Natalie Mislang Mann is an educator who holds a master of arts in humanities from San Francisco State University. Her writing has appeared in Angel City Review, The Rattling Wall, and the anthology Only Light Can do That. Natalie is currently working on a memoir based on her experiences growing up in a multi-ethnic family in the San Fernando Valley.

Angela Morales, a graduate of the University of Iowa’s nonfiction writing program, is the author of The Girls in My Town, a collection of personal essays. Her work has appeared in Best American Essays 2013, Harvard Review, The Southern Review, The Southwest Review, The Los Angeles Review, Arts and Letters, The Baltimore Review, The Pinch, Hobart, River Teeth, Under the Sun, and Puerto del Sol, and The Indianola Review. She is the winner of the River Teeth Book Prize, 2014, and has received fellowships from Yaddo and MacDowell Colony. Her book is the 2017 winner of the PEN Diamonstein-Spielvogel Award for the Art of the Essay. Currently she teaches composition and creative writing at Glendale Community College and is working on her second collection of essays. Angela is mentoring Natalie Mislang Mann.

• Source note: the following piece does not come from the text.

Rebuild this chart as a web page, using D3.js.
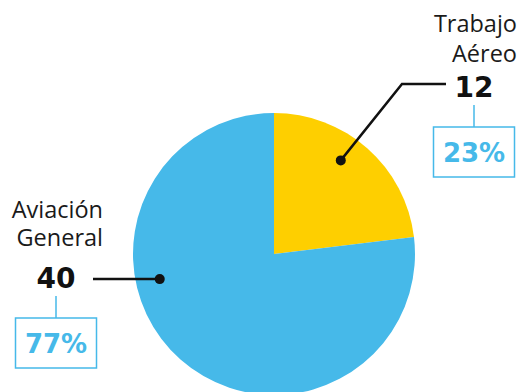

Angela M. Sanchez is a Los Angeles native and UCLA alumna. Working at the nexus of higher education, policy, and the nonprofit sector, Angela focuses on narratives that have been typically underrepresented in children’s literature. She has written and self-published a children’s book, Scruffy and the Egg, about single parenthood and homelessness. She is currently working on her first young adult novel.

Lilliam Rivera is an award-winning writer and author of The Education of Margot Sanchez, a contemporary young adult novel available now from Simon & Schuster. The novel was nominated for a 2017 Best Fiction for Young Adults by the Young Adult Library Services Association (YALSA). Named a “2017 Face to Watch” by the Los Angeles Times, Lilliam is also a 2016 Pushcart Prize winner and a 2015 Clarion alumni. Her work has appeared in Lenny Letter, Tin House, Los Angeles Times, and USA Today, to name a few. Her second young adult novel, Dealing In Dreams, is forthcoming from Simon & Schuster in March 2019. Lilliam lives in Los Angeles. Lilliam is mentoring Angela M. Sanchez.

Francisco Uribe is a writer from Long Beach, California. He earned a bachelor’s degree in history and English from UCLA. His fiction has been published in Crab Orchard Review, Zona de Carga/Loading Zone, Verdad Magazine, and Westwind. Francisco works for a nonprofit organization where he mentors at-risk youth, and is currently working on a collection of short stories.

Michael Jaime-Becerra is from El Monte, California. He is the author of This Time Tomorrow, a novel awarded an International Latino Book Award, and Every Night Is Ladies’ Night, a story collection that received the California Book Award for a First Work of Fiction. His essays have been featured in the Los Angeles Times and on Zócalo Public Square and KCRW, while more recent work is in ZYZZYVA, Black Clock, and LAtitudes: An Angeleno’s Atlas. Michael is mentoring Francisco Uribe.